**Task details**
Write out the material exactly, without any of its pictures.
━━━━━━━━
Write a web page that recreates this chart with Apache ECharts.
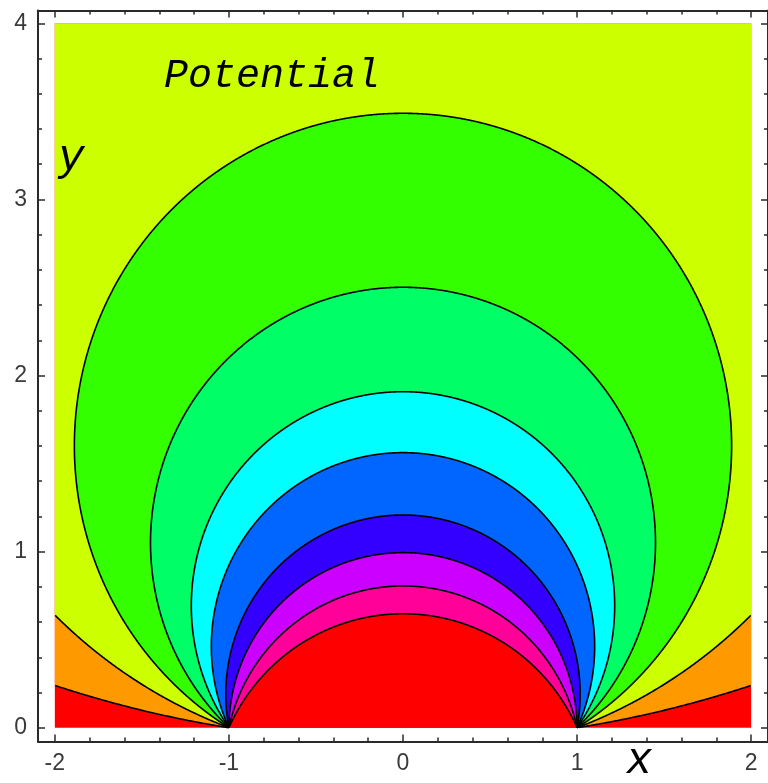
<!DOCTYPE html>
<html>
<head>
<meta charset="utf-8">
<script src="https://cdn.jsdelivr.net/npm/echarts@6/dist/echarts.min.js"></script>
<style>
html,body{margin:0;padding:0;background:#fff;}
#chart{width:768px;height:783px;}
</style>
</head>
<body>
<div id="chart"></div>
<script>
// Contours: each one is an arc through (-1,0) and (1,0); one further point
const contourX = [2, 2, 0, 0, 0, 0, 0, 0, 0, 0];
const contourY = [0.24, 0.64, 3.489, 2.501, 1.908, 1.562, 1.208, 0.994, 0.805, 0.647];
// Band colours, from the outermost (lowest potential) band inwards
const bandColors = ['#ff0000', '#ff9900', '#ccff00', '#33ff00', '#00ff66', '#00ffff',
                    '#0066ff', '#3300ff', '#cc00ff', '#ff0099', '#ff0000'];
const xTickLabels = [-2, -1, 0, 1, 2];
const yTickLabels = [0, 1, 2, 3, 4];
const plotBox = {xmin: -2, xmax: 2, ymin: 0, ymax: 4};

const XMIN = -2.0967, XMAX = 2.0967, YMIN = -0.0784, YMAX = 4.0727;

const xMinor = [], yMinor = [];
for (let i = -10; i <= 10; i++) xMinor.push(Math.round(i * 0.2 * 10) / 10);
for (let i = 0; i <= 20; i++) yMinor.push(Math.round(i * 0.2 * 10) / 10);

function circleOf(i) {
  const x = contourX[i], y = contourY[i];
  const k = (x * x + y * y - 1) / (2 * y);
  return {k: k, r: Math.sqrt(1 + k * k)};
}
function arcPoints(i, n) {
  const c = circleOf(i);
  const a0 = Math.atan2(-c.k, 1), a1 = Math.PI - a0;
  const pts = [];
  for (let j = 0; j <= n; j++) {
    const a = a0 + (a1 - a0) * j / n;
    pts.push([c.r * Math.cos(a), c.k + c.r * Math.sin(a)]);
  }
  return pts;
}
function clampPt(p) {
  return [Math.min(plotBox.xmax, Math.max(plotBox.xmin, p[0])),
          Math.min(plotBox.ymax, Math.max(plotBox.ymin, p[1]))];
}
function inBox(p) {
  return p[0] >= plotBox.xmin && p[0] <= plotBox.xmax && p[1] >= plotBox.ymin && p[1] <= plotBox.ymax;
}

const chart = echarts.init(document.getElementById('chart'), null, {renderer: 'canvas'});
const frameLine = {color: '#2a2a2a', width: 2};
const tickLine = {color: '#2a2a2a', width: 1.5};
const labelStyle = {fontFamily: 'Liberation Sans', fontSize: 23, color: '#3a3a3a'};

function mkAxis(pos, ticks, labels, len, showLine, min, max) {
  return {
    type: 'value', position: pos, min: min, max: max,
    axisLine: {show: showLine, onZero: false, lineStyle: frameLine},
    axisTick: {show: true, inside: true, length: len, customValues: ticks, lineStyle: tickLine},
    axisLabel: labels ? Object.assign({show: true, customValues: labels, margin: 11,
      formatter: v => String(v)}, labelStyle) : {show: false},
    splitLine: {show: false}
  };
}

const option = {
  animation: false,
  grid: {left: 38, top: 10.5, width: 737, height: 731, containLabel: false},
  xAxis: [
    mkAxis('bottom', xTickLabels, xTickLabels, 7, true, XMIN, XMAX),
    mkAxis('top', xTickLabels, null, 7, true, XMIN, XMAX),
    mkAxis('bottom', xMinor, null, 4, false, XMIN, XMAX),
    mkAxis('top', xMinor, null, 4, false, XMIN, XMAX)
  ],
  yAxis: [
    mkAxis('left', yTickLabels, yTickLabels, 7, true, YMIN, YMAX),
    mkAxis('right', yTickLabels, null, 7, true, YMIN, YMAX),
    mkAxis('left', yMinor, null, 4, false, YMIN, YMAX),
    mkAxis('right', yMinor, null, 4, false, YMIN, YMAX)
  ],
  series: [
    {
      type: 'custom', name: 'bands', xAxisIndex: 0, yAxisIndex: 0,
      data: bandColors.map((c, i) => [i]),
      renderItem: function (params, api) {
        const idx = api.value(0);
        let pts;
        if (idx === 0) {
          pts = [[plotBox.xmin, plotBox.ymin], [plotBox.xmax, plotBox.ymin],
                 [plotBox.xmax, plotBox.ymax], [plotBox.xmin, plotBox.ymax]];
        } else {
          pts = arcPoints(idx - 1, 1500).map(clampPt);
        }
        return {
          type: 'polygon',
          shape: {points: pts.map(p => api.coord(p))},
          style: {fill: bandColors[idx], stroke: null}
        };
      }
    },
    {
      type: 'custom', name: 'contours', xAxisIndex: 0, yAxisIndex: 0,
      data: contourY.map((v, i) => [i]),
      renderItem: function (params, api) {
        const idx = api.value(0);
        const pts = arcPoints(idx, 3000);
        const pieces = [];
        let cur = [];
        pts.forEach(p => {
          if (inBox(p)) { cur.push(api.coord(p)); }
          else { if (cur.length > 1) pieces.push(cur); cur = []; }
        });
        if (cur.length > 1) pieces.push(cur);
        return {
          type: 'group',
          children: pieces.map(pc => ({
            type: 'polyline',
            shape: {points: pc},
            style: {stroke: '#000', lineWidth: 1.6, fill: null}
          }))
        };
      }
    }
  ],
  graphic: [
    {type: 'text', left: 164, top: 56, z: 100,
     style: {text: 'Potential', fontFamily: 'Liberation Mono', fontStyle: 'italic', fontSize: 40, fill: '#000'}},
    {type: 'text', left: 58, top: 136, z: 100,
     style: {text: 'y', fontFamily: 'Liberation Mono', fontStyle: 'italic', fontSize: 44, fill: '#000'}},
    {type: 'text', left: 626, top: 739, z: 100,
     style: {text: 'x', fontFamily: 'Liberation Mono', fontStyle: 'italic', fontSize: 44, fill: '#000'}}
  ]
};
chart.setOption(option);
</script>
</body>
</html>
━━━━━━━━
**Problem solution**
Write a web page that recreates this chart with Apache ECharts.
<!DOCTYPE html>
<html>
<head>
<meta charset="utf-8">
<script src="https://cdn.jsdelivr.net/npm/echarts@6/dist/echarts.min.js"></script>
<style>
html,body{margin:0;padding:0;background:#fff;}
#chart{width:768px;height:783px;}
</style>
</head>
<body>
<div id="chart"></div>
<script>
// Contours: each one is an arc through (-1,0) and (1,0); one further point
const contourX = [2, 2, 0, 0, 0, 0, 0, 0, 0, 0];
const contourY = [0.24, 0.64, 3.489, 2.501, 1.908, 1.562, 1.208, 0.994, 0.805, 0.647];
// Band colours, from the outermost (lowest potential) band inwards
const bandColors = ['#ff0000', '#ff9900', '#ccff00', '#33ff00', '#00ff66', '#00ffff',
                    '#0066ff', '#3300ff', '#cc00ff', '#ff0099', '#ff0000'];
const xTickLabels = [-2, -1, 0, 1, 2];
const yTickLabels = [0, 1, 2, 3, 4];
const plotBox = {xmin: -2, xmax: 2, ymin: 0, ymax: 4};

const XMIN = -2.0967, XMAX = 2.0967, YMIN = -0.0784, YMAX = 4.0727;

const xMinor = [], yMinor = [];
for (let i = -10; i <= 10; i++) xMinor.push(Math.round(i * 0.2 * 10) / 10);
for (let i = 0; i <= 20; i++) yMinor.push(Math.round(i * 0.2 * 10) / 10);

function circleOf(i) {
  const x = contourX[i], y = contourY[i];
  const k = (x * x + y * y - 1) / (2 * y);
  return {k: k, r: Math.sqrt(1 + k * k)};
}
function arcPoints(i, n) {
  const c = circleOf(i);
  const a0 = Math.atan2(-c.k, 1), a1 = Math.PI - a0;
  const pts = [];
  for (let j = 0; j <= n; j++) {
    const a = a0 + (a1 - a0) * j / n;
    pts.push([c.r * Math.cos(a), c.k + c.r * Math.sin(a)]);
  }
  return pts;
}
function clampPt(p) {
  return [Math.min(plotBox.xmax, Math.max(plotBox.xmin, p[0])),
          Math.min(plotBox.ymax, Math.max(plotBox.ymin, p[1]))];
}
function inBox(p) {
  return p[0] >= plotBox.xmin && p[0] <= plotBox.xmax && p[1] >= plotBox.ymin && p[1] <= plotBox.ymax;
}

const chart = echarts.init(document.getElementById('chart'), null, {renderer: 'canvas'});
const frameLine = {color: '#2a2a2a', width: 2};
const tickLine = {color: '#2a2a2a', width: 1.5};
const labelStyle = {fontFamily: 'Liberation Sans', fontSize: 23, color: '#3a3a3a'};

function mkAxis(pos, ticks, labels, len, showLine, min, max) {
  return {
    type: 'value', position: pos, min: min, max: max,
    axisLine: {show: showLine, onZero: false, lineStyle: frameLine},
    axisTick: {show: true, inside: true, length: len, customValues: ticks, lineStyle: tickLine},
    axisLabel: labels ? Object.assign({show: true, customValues: labels, margin: 11,
      formatter: v => String(v)}, labelStyle) : {show: false},
    splitLine: {show: false}
  };
}

const option = {
  animation: false,
  grid: {left: 38, top: 10.5, width: 737, height: 731, containLabel: false},
  xAxis: [
    mkAxis('bottom', xTickLabels, xTickLabels, 7, true, XMIN, XMAX),
    mkAxis('top', xTickLabels, null, 7, true, XMIN, XMAX),
    mkAxis('bottom', xMinor, null, 4, false, XMIN, XMAX),
    mkAxis('top', xMinor, null, 4, false, XMIN, XMAX)
  ],
  yAxis: [
    mkAxis('left', yTickLabels, yTickLabels, 7, true, YMIN, YMAX),
    mkAxis('right', yTickLabels, null, 7, true, YMIN, YMAX),
    mkAxis('left', yMinor, null, 4, false, YMIN, YMAX),
    mkAxis('right', yMinor, null, 4, false, YMIN, YMAX)
  ],
  series: [
    {
      type: 'custom', name: 'bands', xAxisIndex: 0, yAxisIndex: 0,
      data: bandColors.map((c, i) => [i]),
      renderItem: function (params, api) {
        const idx = api.value(0);
        let pts;
        if (idx === 0) {
          pts = [[plotBox.xmin, plotBox.ymin], [plotBox.xmax, plotBox.ymin],
                 [plotBox.xmax, plotBox.ymax], [plotBox.xmin, plotBox.ymax]];
        } else {
          pts = arcPoints(idx - 1, 1500).map(clampPt);
        }
        return {
          type: 'polygon',
          shape: {points: pts.map(p => api.coord(p))},
          style: {fill: bandColors[idx], stroke: null}
        };
      }
    },
    {
      type: 'custom', name: 'contours', xAxisIndex: 0, yAxisIndex: 0,
      data: contourY.map((v, i) => [i]),
      renderItem: function (params, api) {
        const idx = api.value(0);
        const pts = arcPoints(idx, 3000);
        const pieces = [];
        let cur = [];
        pts.forEach(p => {
          if (inBox(p)) { cur.push(api.coord(p)); }
          else { if (cur.length > 1) pieces.push(cur); cur = []; }
        });
        if (cur.length > 1) pieces.push(cur);
        return {
          type: 'group',
          children: pieces.map(pc => ({
            type: 'polyline',
            shape: {points: pc},
            style: {stroke: '#000', lineWidth: 1.6, fill: null}
          }))
        };
      }
    }
  ],
  graphic: [
    {type: 'text', left: 164, top: 56, z: 100,
     style: {text: 'Potential', fontFamily: 'Liberation Mono', fontStyle: 'italic', fontSize: 40, fill: '#000'}},
    {type: 'text', left: 58, top: 136, z: 100,
     style: {text: 'y', fontFamily: 'Liberation Mono', fontStyle: 'italic', fontSize: 44, fill: '#000'}},
    {type: 'text', left: 626, top: 739, z: 100,
     style: {text: 'x', fontFamily: 'Liberation Mono', fontStyle: 'italic', fontSize: 44, fill: '#000'}}
  ]
};
chart.setOption(option);
</script>
</body>
</html>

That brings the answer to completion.